RTL soll Högel-Interview entfernen

Artikel vom 25.01.2023

Christoph Kiefer

Steht auf der Kippe: das Interview mit Niels Högel in der Doku „Der Todespfleger“ Bild: Screenshot

Die Mediengruppe RTL soll die umstrittenen Interview-Passagen mit Pflegemörder Niels Högel in der Doku „Der Todespfleger“ entfernen. Das hat die Medienaufsicht nach langer Bedenkzeit entschieden. Ob RTL der Auflage folgt, ist offen.

Die Mediengruppe RTL muss das umstrittene Interview mit Patientenmörder Niels Högel aus der Doku „Der Todespfleger“ entfernen. Das hat die Direktorenkonferenz der Landesmedienanstalten (DLM) entschieden. Damit gibt die Medienaufsicht einer Beschwerde der Justizvollzugsanstalt Oldenburg recht, die gegen das nicht genehmigte telefonische Interview einer TV-Produktionsfirma mit Högel protestiert hatte.

Zustimmung bei der JVA

Anstaltsleiter Marco Koutsogiannakis begrüßte die Entscheidung. „Das ist absolut richtig und gut so“, sagte Koutsogiannakis unserer Redaktion auf Anfrage. „Unser Interview-Verbot wurde missachtet, deshalb haben wir dagegen protestiert.“ Die Produktionsfirma habe nach Darlegung der Medienaufsicht gegen die journalistische Sorgfaltspflicht verstoßen, sagte Koutsogiannakis.

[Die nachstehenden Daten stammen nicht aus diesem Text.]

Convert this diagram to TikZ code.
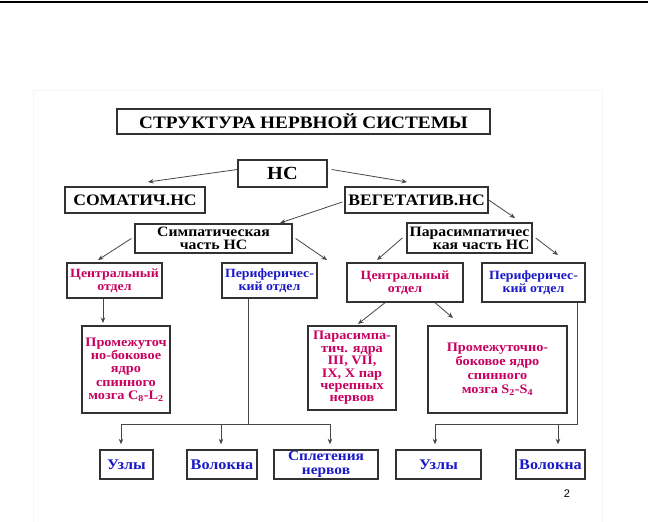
\documentclass[tikz,border=0pt]{standalone}
\usepackage{fontspec}
\setmainfont{Liberation Serif}[FakeStretch=1.1]
\newfontfamily\pagenumfont{Liberation Sans}
\usetikzlibrary{arrows.meta,calc}
\definecolor{magentared}{RGB}{200,0,95}
\definecolor{deepblue}{RGB}{25,25,200}
\definecolor{boxline}{RGB}{50,50,50}
\definecolor{conline}{RGB}{70,70,70}
\tikzset{
  box/.style={draw=boxline,line width=1.4pt,fill=white,inner sep=1pt,align=center,font=\bfseries},
  arr/.style={draw=conline,line width=0.8pt,-{Stealth[length=5.5pt,width=4.5pt]}},
  ln/.style={draw=conline,line width=0.8pt},
  fs/.style={font=\bfseries\fontsize{#1}{#1}\selectfont},
  red/.style={text=magentared},
  blu/.style={text=deepblue}
}
\begin{document}
\begin{tikzpicture}[x=1pt,y=-1pt]
\useasboundingbox (0,0) rectangle (648,522);
% top rule and faint slide border
\draw[line width=1.5pt] (0,2) -- (648,2);
\draw[black!4,line width=0.8pt] (33,522) -- (33,90) -- (602,90) -- (602,522);
% boxes
\node[box,fs=17.5,minimum width=373pt,minimum height=25pt,line width=1.1pt] (title) at (303.5,121.5) {СТРУКТУРА НЕРВНОЙ СИСТЕМЫ};
\node[box,fs=18.5,minimum width=89pt,minimum height=27pt] (ns) at (282.5,173.5) {НС};
\node[box,fs=16,minimum width=140pt,minimum height=26pt] (som) at (135,200) {СОМАТИЧ.НС};
\node[box,fs=16,minimum width=143pt,minimum height=26pt] (veg) at (416.5,200) {ВЕГЕТАТИВ.НС};
\node[box,font=\bfseries\fontsize{14.3}{13}\selectfont,minimum width=157pt,minimum height=29pt] (symp) at (213.5,238.5) {Симпатическая\\часть НС};
\node[box,font=\bfseries\fontsize{14.3}{13}\selectfont,align=right,minimum width=125pt,minimum height=30pt] (para) at (469.5,238) {Парасимпатичес\\кая часть НС};
\node[box,red,font=\bfseries\fontsize{12.6}{13}\selectfont,minimum width=95pt,minimum height=35pt] (c1) at (114.5,280.5) {Центральный\\отдел};
\node[box,blu,font=\bfseries\fontsize{12.6}{13}\selectfont,minimum width=95pt,minimum height=35pt] (p1) at (269.5,280.5) {Периферичес-\\кий отдел};
\node[box,red,font=\bfseries\fontsize{12.6}{13}\selectfont,minimum width=116pt,minimum height=39pt] (c2) at (405,282.5) {Центральный\\отдел};
\node[box,blu,font=\bfseries\fontsize{12.6}{13}\selectfont,minimum width=103pt,minimum height=39pt] (p2) at (533.5,282.5) {Периферичес-\\кий отдел};
\node[box,red,font=\bfseries\fontsize{13}{13.3}\selectfont,minimum width=88pt,minimum height=87pt] (n1) at (126,369.5) {Промежуточ\\но-боковое\\ядро\\спинного\\мозга C\textsubscript{8}-L\textsubscript{2}};
\node[box,red,font=\bfseries\fontsize{13}{12.4}\selectfont,minimum width=88pt,minimum height=84pt] (n2) at (352,368) {Парасимпа-\\тич. ядра\\III, VII,\\IX, X пар\\черепных\\нервов};
\node[box,red,font=\bfseries\fontsize{13}{14}\selectfont,minimum width=139pt,minimum height=87pt] (n3) at (497.5,369.5) {Промежуточно-\\боковое ядро\\спинного\\мозга S\textsubscript{2}-S\textsubscript{4}};
\node[box,blu,fs=14.7,minimum width=53pt,minimum height=29pt] (b1) at (126.5,464.5) {Узлы};
\node[box,blu,fs=14.7,minimum width=70pt,minimum height=29pt] (b2) at (222,464.5) {Волокна};
\node[box,blu,font=\bfseries\fontsize{14}{13.5}\selectfont,inner sep=0pt,minimum width=104pt,minimum height=29pt] (b3) at (326,464.5) {Сплетения\\нервов};
\node[box,blu,fs=14.7,minimum width=85pt,minimum height=29pt] (b4) at (438.5,464.5) {Узлы};
\node[box,blu,fs=14.7,minimum width=69pt,minimum height=29pt] (b5) at (550.5,464.5) {Волокна};
\node[font=\pagenumfont\fontsize{11}{11}\selectfont] (pg) at (567,494) {2};
% arrow tips and junctions
\coordinate (tsom) at (148,182);
\coordinate (tveg) at (407,182);
\coordinate (tsymp) at (280,223);
\coordinate (tpara) at (515,218);
\coordinate (tc1) at (98,260);
\coordinate (tp1) at (327,260);
\coordinate (tc2) at (377,260);
\coordinate (tp2) at (558,255);
\coordinate (tn1) at (103,323);
\coordinate (tn2) at (358,324);
\coordinate (tn3) at (453,318);
\coordinate (jp1) at (248,424);
\coordinate (jp2) at (577,424);
\coordinate (hl) at (121,424);
\coordinate (hm) at (221,424);
\coordinate (hr) at (330,424);
\coordinate (hl2) at (435,424);
\coordinate (hm2) at (558,424);
% connectors
\draw[arr] ($(ns.west)+(0,-4)$) -- (tsom);
\draw[arr] ($(ns.east)+(4,-4)$) -- (tveg);
\draw[arr] ($(veg.west)+(-2,2)$) -- (tsymp);
\draw[arr] (veg.east) -- (tpara);
\draw[arr] ($(symp.west)+(-3,0)$) -- (tc1);
\draw[arr] ($(symp.east)+(3,0)$) -- (tp1);
\draw[arr] ($(para.west)+(-4,0)$) -- (tc2);
\draw[arr] ($(para.east)+(3,0)$) -- (tp2);
\draw[arr] (c1.south -| tn1) -- (tn1);
\draw[arr] ($(c2.south)+(-20,0)$) -- (tn2);
\draw[arr] ($(c2.south)+(30,0)$) -- (tn3);
\draw[ln] (p1.south -| jp1) -- (jp1);
\draw[ln] (hl) -- (hr);
\draw[arr] (hl) -- ($(b1.north -| hl)+(0,-5)$);
\draw[arr] (hm) -- ($(b2.north -| hm)+(0,-5)$);
\draw[arr] (hr) -- ($(b3.north -| hr)+(0,-5)$);
\draw[ln] (p2.south -| jp2) -- (jp2) -- (hl2);
\draw[arr] (hl2) -- ($(b4.north -| hl2)+(0,-5)$);
\draw[arr] (hm2) -- ($(b5.north -| hm2)+(0,-5)$);
\end{tikzpicture}
\end{document}
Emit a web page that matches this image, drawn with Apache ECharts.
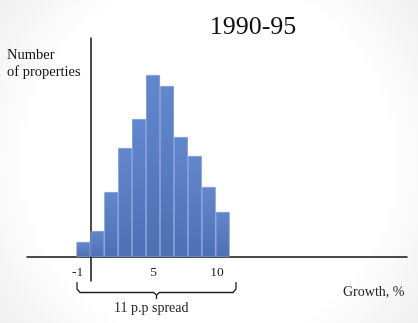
<!DOCTYPE html>
<html>
<head>
<meta charset="utf-8">
<script src="https://cdn.jsdelivr.net/npm/echarts@6/dist/echarts.min.js"></script>
<style>
html,body{margin:0;padding:0;background:#fff;}
#chart{width:418px;height:323px;}
</style>
</head>
<body>
<div id="chart"></div>
<script>
// Growth bins (centre of each bin, % growth) and number of properties per bin
var binCenters = [-0.55, 0.55, 1.65, 2.75, 3.85, 4.95, 6.05, 7.15, 8.25, 9.35, 10.45];
var counts = [15, 26, 65, 109, 138, 182, 171, 120, 101, 70, 45];
var xTickValues = [-1, 5, 10];
var titleText = '1990-95';
var yAxisName = 'Number\nof properties';
var xAxisName = 'Growth, %';
var spreadText = '11 p.p spread';

var chart = echarts.init(document.getElementById('chart'), null, {renderer: 'canvas'});
var serif = '"Liberation Serif", "DejaVu Serif", serif';
var data = binCenters.map(function (x, i) { return [x, counts[i]]; });

chart.setOption({
  backgroundColor: {
    type: 'radial', x: 0.5, y: 0.5, r: 0.8,
    colorStops: [{offset: 0, color: '#ffffff'}, {offset: 0.7, color: '#ffffff'}, {offset: 1, color: '#f1f1f1'}]
  },
  animation: false,
  title: {
    text: titleText, left: 248, top: 9, textAlign: 'center',
    textStyle: {fontFamily: serif, fontSize: 26, fontWeight: 'normal', color: '#111'}
  },
  grid: {left: 27, width: 380, top: 38, height: 243, containLabel: false},
  xAxis: {
    type: 'value', min: -5, max: 25,
    axisLine: {onZero: true, lineStyle: {color: '#111', width: 1.5}},
    axisTick: {show: false},
    splitLine: {show: false},
    axisLabel: {customValues: xTickValues, margin: -16, fontFamily: serif, fontSize: 13.5, color: '#222'}
  },
  yAxis: {
    type: 'value', min: -24, max: 219,
    axisLine: {show: true, onZero: true, lineStyle: {color: '#111', width: 1.5}},
    axisTick: {show: false},
    splitLine: {show: false},
    axisLabel: {show: false}
  },
  series: [{
    type: 'bar',
    data: data,
    barWidth: 13.9,
    itemStyle: {
      color: {type: 'linear', x: 0, y: 0, x2: 0, y2: 1,
        colorStops: [{offset: 0, color: '#6387cd'}, {offset: 1, color: '#4d6fb4'}]},
      borderColor: '#7896d3', borderWidth: 0.8
    },
    z: 1
  }],
  graphic: [
    {type: 'text', left: 7, top: 47, style: {text: yAxisName, font: '14.5px ' + serif, fill: '#111', lineHeight: 17}},
    {type: 'text', left: 343, top: 285, style: {text: xAxisName, font: '14px ' + serif, fill: '#222'}},
    {type: 'text', left: 114, top: 301, style: {text: spreadText, font: '14px ' + serif, fill: '#222'}},
    {type: 'polyline', shape: {points: [[77, 282], [77, 289], [80, 292.5], [153.5, 292.5], [156.5, 295], [156.5, 299]]},
      style: {stroke: '#222', lineWidth: 1.3, fill: null}},
    {type: 'polyline', shape: {points: [[236, 282], [236, 289], [233, 292.5], [159.5, 292.5], [156.5, 295]]},
      style: {stroke: '#222', lineWidth: 1.3, fill: null}}
  ]
});
</script>
</body>
</html>
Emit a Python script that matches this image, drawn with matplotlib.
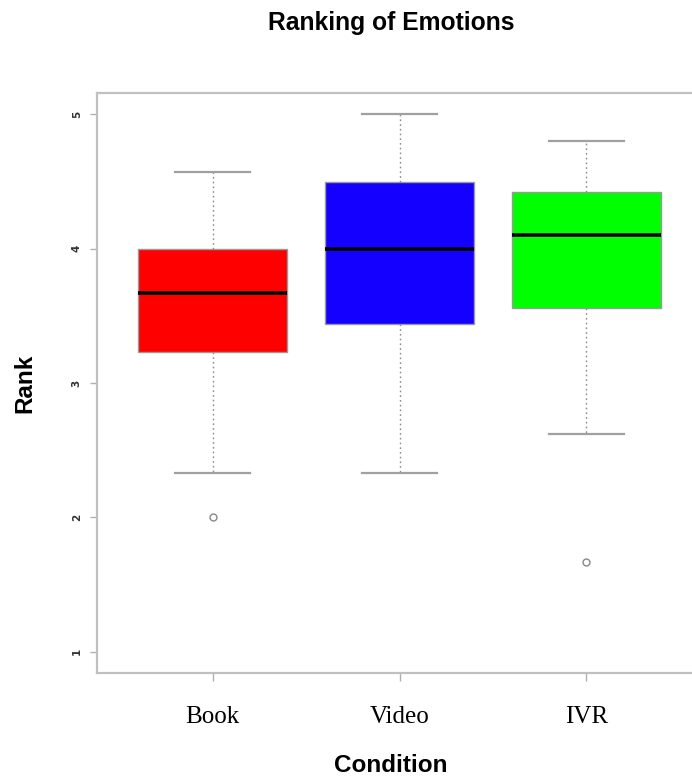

Eine schriftliche Begründung stehe aus, deshalb könne er noch nichts Näheres sagen. Die Entscheidung sei noch nicht endgültig; RTL habe die Möglichkeit, Rechtsmittel einzulegen. Ob die Sendergruppe das Votum akzeptiert, ist offen. Eine Sprecherin teilte am Montag auf Anfrage mit, die Beanstandung der Medienaufsicht werde geprüft.

„Der Todespfleger“ in vier Teilen

RTL hatte im September 2021 auf einer Streamingplattform eine vierteilige Doku unter dem Titel „Der Todespfleger“ veröffentlicht. Die vier Folgen zeichnen Ablauf und Hintergründe des Pflegemordskandals nach, der zwischen 2000 und 2005 mehr als 80 Patienten der Krankenhäuser Oldenburg und Delmenhorst das Leben gekostet hat. In der Doku kommen unter anderem damalige Kollegen, Prozess-Beobachter und Fachleute zu Wort. In mehreren Sequenzen spricht auch Högel selbst.

Gegen Högels Beteiligung an der Doku regte sich nach der Veröffentlichung massiver Widerstand. Die Gefängnisleitung hatte eine Interview-Genehmigung abgelehnt. Dennoch führte ein Mitarbeiter der Produktionsfirma ein Telefonat. Sein Name stand auf der Liste der Gesprächspartner, mit denen Högel aus dem Gefängnis heraus kommunizieren durfte. Überwacht wurden Högels Telefonate zu diesem Zeitpunkt nicht. RTL rechtfertigte mit Verweis auf den bestehenden Kontakt das Interview.

Gegen die Interview-Passagen hatten auch Vertreter der Hinterbliebenen der Högel-Opfer protestiert. Sie verwiesen auf die Geltungssucht, die Högel durch die Veröffentlichung befriedigen könne. Mehrere Gesprächspartner, die in der Doku auftreten, zeigten sich empört. Ihnen sei versichert worden, dass Högel in der Doku keine Bühne bekomme. RTL bestreitet entsprechende Zusagen.

Die Medienaufsicht hatte sich für die Entscheidung über die Beschwerde, die seit Herbst 2021 der Landesanstalt für Medien NRW vorliegt, ungewöhnlich viel Zeit gelassen. Im Februar 2022 hatte eine Sprecherin mitgeteilt, der Fall sei „nicht eindeutig“ und werde zur Prüfung in die Kommission für Zulassung und Aufsicht (ZAK) gegeben. Diese Kommission, das zentrale Organ der Medienanstalten in Deutschland, werde über den Fall entscheiden. Offenbar war die Antwort auf die Beschwerde aber auch in diesem Gremium nicht eindeutig – so zog sich die Entscheidung noch fast ein Jahr hin.